#### [WORK REQUIRED]
Leave out the pictures and reproduce all of the data exactly.

----- DATA SUPPLIED

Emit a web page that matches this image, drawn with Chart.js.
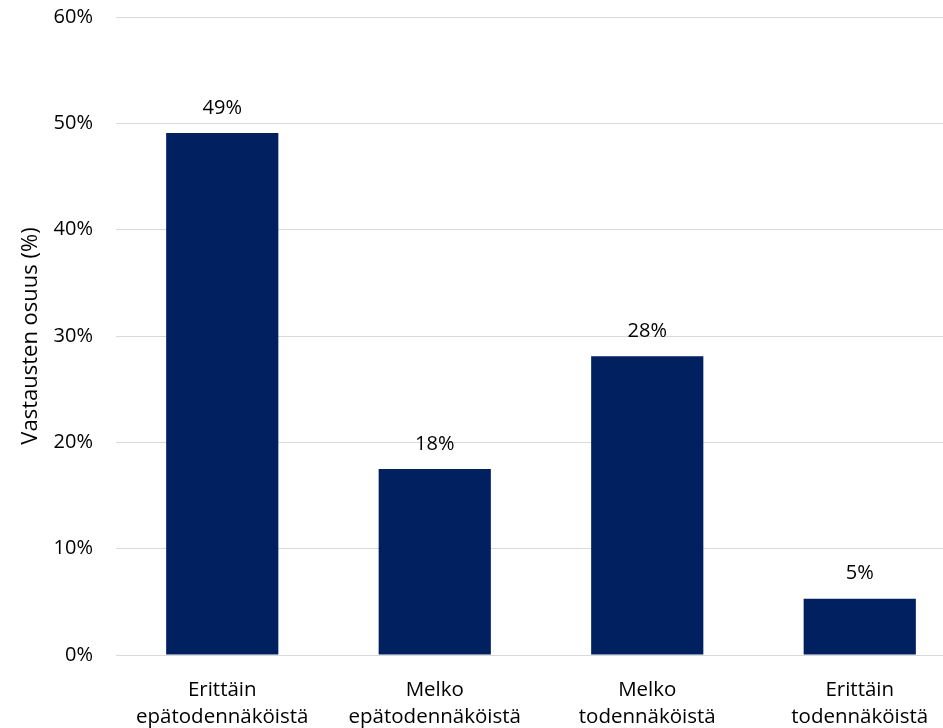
<!DOCTYPE html>
<html>
<head>
<meta charset="utf-8">
<script src="https://cdn.jsdelivr.net/npm/chart.js@4"></script>
<style>
  html, body { margin: 0; padding: 0; background: #fff; overflow: hidden; }
  #wrap { width: 966px; height: 728px; }
</style>
</head>
<body>
<div id="wrap"><canvas id="kaavio" width="966" height="728"></canvas></div>
<script>
// vastausvaihtoehdot (kaksi riviä per nimike)
const luokat = [
  ["Erittäin", "epätodennäköistä"],
  ["Melko", "epätodennäköistä"],
  ["Melko", "todennäköistä"],
  ["Erittäin", "todennäköistä"]
];
const osuudet = [49.1, 17.5, 28.1, 5.3]; // vastausten osuus %
const yTikit = [0, 10, 20, 30, 40, 50, 60];

const fontti = "'Open Sans', 'Liberation Sans', sans-serif";

// arvot palkkien yläpuolelle
const arvoLabelit = {
  id: "arvoLabelit",
  afterDatasetsDraw(chart) {
    const ctx = chart.ctx;
    const meta = chart.getDatasetMeta(0);
    ctx.save();
    ctx.font = "20px " + fontti;
    ctx.fillStyle = "#000";
    ctx.textAlign = "center";
    ctx.textBaseline = "middle";
    meta.data.forEach((bar, i) => {
      ctx.fillText(Math.round(osuudet[i]) + "%", bar.x, bar.y - 25);
    });
    ctx.restore();
  }
};

new Chart(document.getElementById("kaavio"), {
  type: "bar",
  data: {
    labels: luokat,
    datasets: [{
      data: osuudet,
      backgroundColor: "#002060",
      barPercentage: 0.528,
      categoryPercentage: 1
    }]
  },
  options: {
    responsive: false,
    animation: false,
    layout: { padding: { top: 17, right: 0, left: 0, bottom: 0 } },
    plugins: {
      legend: { display: false },
      tooltip: { enabled: false }
    },
    scales: {
      x: {
        grid: { display: false, drawTicks: false },
        border: { display: true, color: "#d9d9d9", width: 1 },
        ticks: {
          color: "#000",
          font: { family: fontti, size: 20.5, lineHeight: 1.3 },
          padding: 22,
          maxRotation: 0,
          autoSkip: false
        },
        afterFit(scale) { scale.height = 73; }
      },
      y: {
        min: 0,
        max: 60,
        afterBuildTicks(scale) {
          scale.ticks = yTikit.map(v => ({ value: v }));
        },
        grid: { color: "#d9d9d9", drawTicks: false },
        border: { display: false },
        ticks: {
          color: "#000",
          font: { family: fontti, size: 20 },
          padding: 23,
          callback: v => v + "%"
        },
        title: {
          display: true,
          text: "Vastausten osuus (%)",
          color: "#000",
          font: { family: fontti, size: 22 },
          padding: { top: 18, bottom: 0 }
        },
        afterFit(scale) {
          scale.width = 116;
          scale.paddingTop = 0;
          scale.paddingBottom = 0;
        }
      }
    }
  },
  plugins: [arvoLabelit]
});
</script>
</body>
</html>
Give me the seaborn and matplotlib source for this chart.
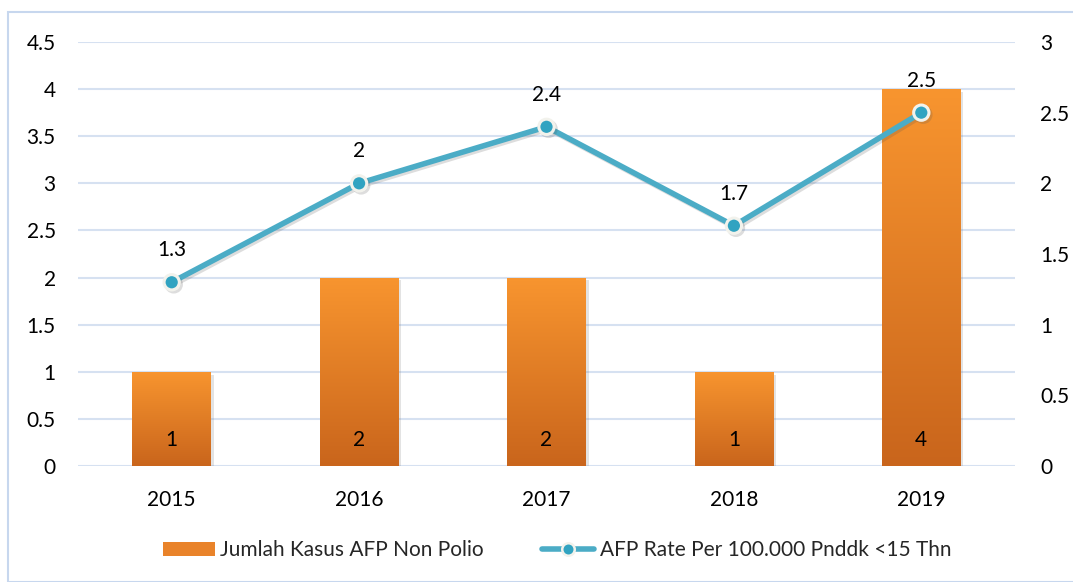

----------

#### [EXERCISE SOLUTION]
Emit a web page that matches this image, drawn with Chart.js.
<!DOCTYPE html>
<html>
<head>
<meta charset="utf-8">
<script src="https://cdn.jsdelivr.net/npm/chart.js@4"></script>
<style>
  html, body { margin: 0; padding: 0; background: #fff; overflow: hidden; }
  #wrap { width: 966px; height: 728px; }
</style>
</head>
<body>
<div id="wrap"><canvas id="kaavio" width="966" height="728"></canvas></div>
<script>
// vastausvaihtoehdot (kaksi riviä per nimike)
const luokat = [
  ["Erittäin", "epätodennäköistä"],
  ["Melko", "epätodennäköistä"],
  ["Melko", "todennäköistä"],
  ["Erittäin", "todennäköistä"]
];
const osuudet = [49.1, 17.5, 28.1, 5.3]; // vastausten osuus %
const yTikit = [0, 10, 20, 30, 40, 50, 60];

const fontti = "'Open Sans', 'Liberation Sans', sans-serif";

// arvot palkkien yläpuolelle
const arvoLabelit = {
  id: "arvoLabelit",
  afterDatasetsDraw(chart) {
    const ctx = chart.ctx;
    const meta = chart.getDatasetMeta(0);
    ctx.save();
    ctx.font = "20px " + fontti;
    ctx.fillStyle = "#000";
    ctx.textAlign = "center";
    ctx.textBaseline = "middle";
    meta.data.forEach((bar, i) => {
      ctx.fillText(Math.round(osuudet[i]) + "%", bar.x, bar.y - 25);
    });
    ctx.restore();
  }
};

new Chart(document.getElementById("kaavio"), {
  type: "bar",
  data: {
    labels: luokat,
    datasets: [{
      data: osuudet,
      backgroundColor: "#002060",
      barPercentage: 0.528,
      categoryPercentage: 1
    }]
  },
  options: {
    responsive: false,
    animation: false,
    layout: { padding: { top: 17, right: 0, left: 0, bottom: 0 } },
    plugins: {
      legend: { display: false },
      tooltip: { enabled: false }
    },
    scales: {
      x: {
        grid: { display: false, drawTicks: false },
        border: { display: true, color: "#d9d9d9", width: 1 },
        ticks: {
          color: "#000",
          font: { family: fontti, size: 20.5, lineHeight: 1.3 },
          padding: 22,
          maxRotation: 0,
          autoSkip: false
        },
        afterFit(scale) { scale.height = 73; }
      },
      y: {
        min: 0,
        max: 60,
        afterBuildTicks(scale) {
          scale.ticks = yTikit.map(v => ({ value: v }));
        },
        grid: { color: "#d9d9d9", drawTicks: false },
        border: { display: false },
        ticks: {
          color: "#000",
          font: { family: fontti, size: 20 },
          padding: 23,
          callback: v => v + "%"
        },
        title: {
          display: true,
          text: "Vastausten osuus (%)",
          color: "#000",
          font: { family: fontti, size: 22 },
          padding: { top: 18, bottom: 0 }
        },
        afterFit(scale) {
          scale.width = 116;
          scale.paddingTop = 0;
          scale.paddingBottom = 0;
        }
      }
    }
  },
  plugins: [arvoLabelit]
});
</script>
</body>
</html>
Give me the seaborn and matplotlib source for this chart.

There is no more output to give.